- Case No. 14-11278
- Adv. No. 15-1027
Issues: (1) Whether debtor committed a false representation or actual fraud within the meaning of 11 U.S.C. §523(a)(2)(A) when he induced litigant to settle a lawsuit with two of his closely held corporations that he knew were no longer in business. (2) Whether debtor's execution of an agreement settling the creditor's state court lawsuit was a false statement concerning the debtor's financial condition within the meaning of §523(a)(2)(B)?

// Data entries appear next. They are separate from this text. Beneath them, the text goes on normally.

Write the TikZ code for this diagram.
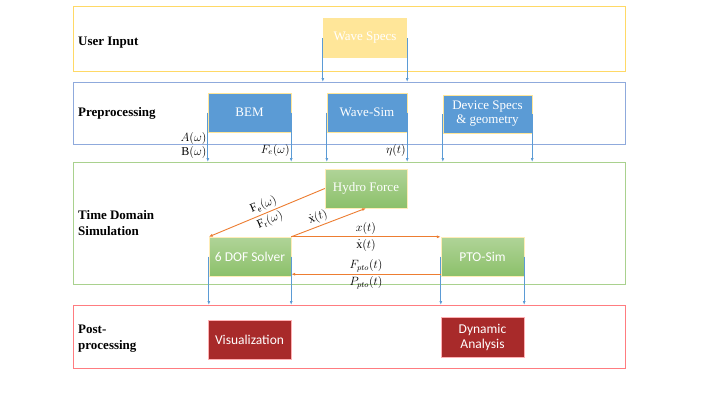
\documentclass[tikz,border=0pt]{standalone}
\usepackage{fontspec}
\setmainfont{Liberation Serif}
\setsansfont{Carlito}
\usetikzlibrary{arrows.meta}
\definecolor{userline}{RGB}{255,217,102}
\definecolor{userfill}{RGB}{255,230,153}
\definecolor{preline}{RGB}{143,170,220}
\definecolor{prefill}{RGB}{91,155,213}
\definecolor{simline}{RGB}{169,209,142}
\definecolor{simtop}{RGB}{176,212,152}
\definecolor{simbot}{RGB}{140,192,106}
\definecolor{postline}{RGB}{255,124,128}
\definecolor{postfill}{RGB}{168,42,42}
\definecolor{flowblue}{RGB}{91,155,213}
\definecolor{floworange}{RGB}{237,125,49}

\begin{document}
\begin{tikzpicture}[
  x=1pt, y=-1pt,
  >={Latex[length=4pt,width=3pt]},
  band/.style={draw, line width=1.1pt, fill=white, inner sep=0pt,
    minimum width=552pt, anchor=north west},
  bandlab/.style={font=\fontsize{13}{16}\selectfont\bfseries, anchor=west,
    align=left, inner sep=0pt},
  box/.style={text=white, inner sep=0pt, minimum width=83pt,
    minimum height=39pt, align=center, font=\fontsize{13}{14}\selectfont},
  sbox/.style={box, font=\sffamily\fontsize{13.5}{15}\selectfont},
  down/.style={draw=flowblue, line width=0.9pt, ->},
  force/.style={draw=floworange, line width=0.9pt, ->},
  lab/.style={font=\fontsize{12}{13}\selectfont, inner sep=1pt},
  flab/.style={lab, inner sep=2pt},
]

  % --- Bands ---
  \node[band, draw=userline, minimum height=65pt] (user) at (73,6) {};
  \node[band, draw=preline, minimum height=62pt] (pre) at (73,82) {};
  \node[band, draw=simline, minimum height=122pt] (tds) at (73,162) {};
  \node[band, draw=postline, minimum height=63pt] (post) at (73,305) {};

  \node[bandlab] (userlab) at (78,43) {User Input};
  \node[bandlab] (prelab) at (78,113) {Preprocessing};
  \node[bandlab] (tdslab) at (78,223) {Time Domain\\Simulation};
  \node[bandlab] (postlab) at (78,339) {Post-\\processing};

  % --- Boxes ---
  \node[box, fill=userfill, minimum width=84pt, minimum height=40pt]
    (wavespecs) at (365,38) {Wave Specs};

  \node[box, fill=prefill, draw=userfill, line width=0.4pt] (bem) at (249.5,112.5) {BEM};
  \node[box, fill=prefill, draw=userfill, line width=0.4pt, minimum width=80pt]
    (wavesim) at (367,112.5) {Wave-Sim};
  \node[box, fill=prefill, draw=userfill, line width=0.4pt, minimum width=89pt,
    minimum height=38pt] (device) at (487.5,114) {Device Specs\\\& geometry};

  \node[box, top color=simtop, bottom color=simbot, draw=userfill!70,
    line width=0.4pt, minimum width=82pt] (hydro) at (366,188.5) {Hydro Force};
  \node[sbox, top color=simtop, bottom color=simbot, draw=userfill!70,
    line width=0.4pt, minimum width=82pt] (dof) at (250,256.5) {6 DOF Solver};
  \node[sbox, top color=simtop, bottom color=simbot, draw=userfill!70,
    line width=0.4pt] (pto) at (482.5,256.5) {PTO-Sim};

  \node[sbox, fill=postfill, draw=postline!60, line width=0.4pt] (vis) at (249.5,339.5) {Visualization};
  \node[sbox, fill=postfill, draw=postline!60, line width=0.4pt, minimum height=40pt]
    (dyn) at (482.5,337) {Dynamic\\Analysis};

  % --- Data flow down ---
  \draw[down] (wavespecs.west) -- (wavespecs.west |- pre.north);
  \draw[down] (wavespecs.east) -- (wavespecs.east |- pre.north);

  \draw[down] (bem.west) -- (bem.west |- tds.north)
    node[lab, pos=0.52, left] {$A(\omega)$}
    node[lab, pos=0.81, left] {$\mathrm{B}(\omega)$};
  \draw[down] (bem.east) -- (bem.east |- tds.north)
    node[lab, pos=0.76, left] {$F_e(\omega)$};
  \draw[down] (wavesim.west) -- (wavesim.west |- tds.north);
  \draw[down] (wavesim.east) -- (wavesim.east |- tds.north)
    node[lab, pos=0.76, left] {$\eta(t)$};
  \draw[down] (device.west) -- (device.west |- tds.north);
  \draw[down] (device.east) -- (device.east |- tds.north);

  \draw[down] (dof.west) -- (dof.west |- post.north);
  \draw[down] (dof.east) -- (dof.east |- post.north);
  \draw[down] (pto.west) -- (pto.west |- post.north);
  \draw[down] (pto.east) -- (pto.east |- post.north);

  % --- Forces and states ---
  \draw[force] (hydro.west) -- (dof.north west)
    node[flab, midway, sloped, above] {$\mathrm{F_e}(\omega)$}
    node[flab, midway, sloped, below] {$\mathrm{F_r}(\omega)$};
  \draw[force] (dof.north east) -- (hydro.south)
    node[flab, pos=0.4, sloped, above] {$\dot{\mathrm{x}}(t)$};
  \draw[force] (dof.north east) -- (pto.north west)
    node[flab, midway, above] {$x(t)$}
    node[flab, midway, below] {$\dot{\mathrm{x}}(t)$};
  \draw[force] ([yshift=2pt]pto.south west) -- ([yshift=2pt]dof.south east)
    node[flab, midway, above] {$F_{pto}(t)$}
    node[flab, midway, below] {$P_{pto}(t)$};

  \path[use as bounding box] (0,0) rectangle (706,397);

\end{tikzpicture}
\end{document}
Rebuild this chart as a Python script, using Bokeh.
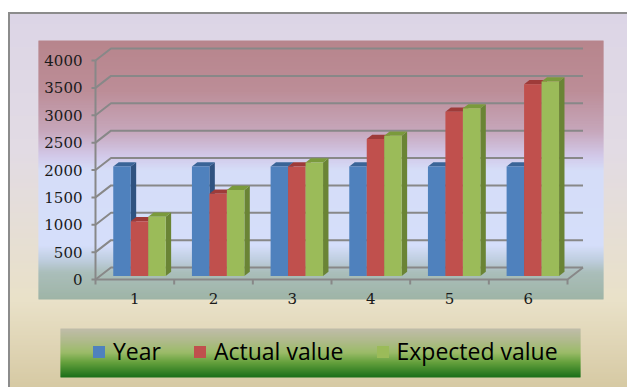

RULING: Debtor was sole shareholder of two closely held corporations creditor had sued on a contract for architectural services. Debtor and his corporations settled the claim for $22,500, to be paid over time. Debtor knew when he signed the agreement that the corporations had not been doing business for over a year. The settling parties also agreed to entry of a consent judgment against the corporate entities and debtor. One of the defunct corporations made the only two payments on the settlement. Meanwhile at debtor's request, creditor agreed to amend the consent judgment to remove debtor, who claimed that the judgment was impairing his ability to obtain credit to pay the settlement. After the judgment was amended to remove the debtor in his individual capacity, neither he nor his corporate entities made any further payments. The bankruptcy court held that the debtor made false representations and committed actual fraud pursuant to 11 U.S.C. §523(a)(2)(A) when he induced the creditor to settle with corporations the debtor knew had not been conducting business for some time and later inducing the creditor to release him. The court also held that the settlement agreement was not a statement in writing concerning the debtor's financial condition within the meaning of §523(a)(2)(B).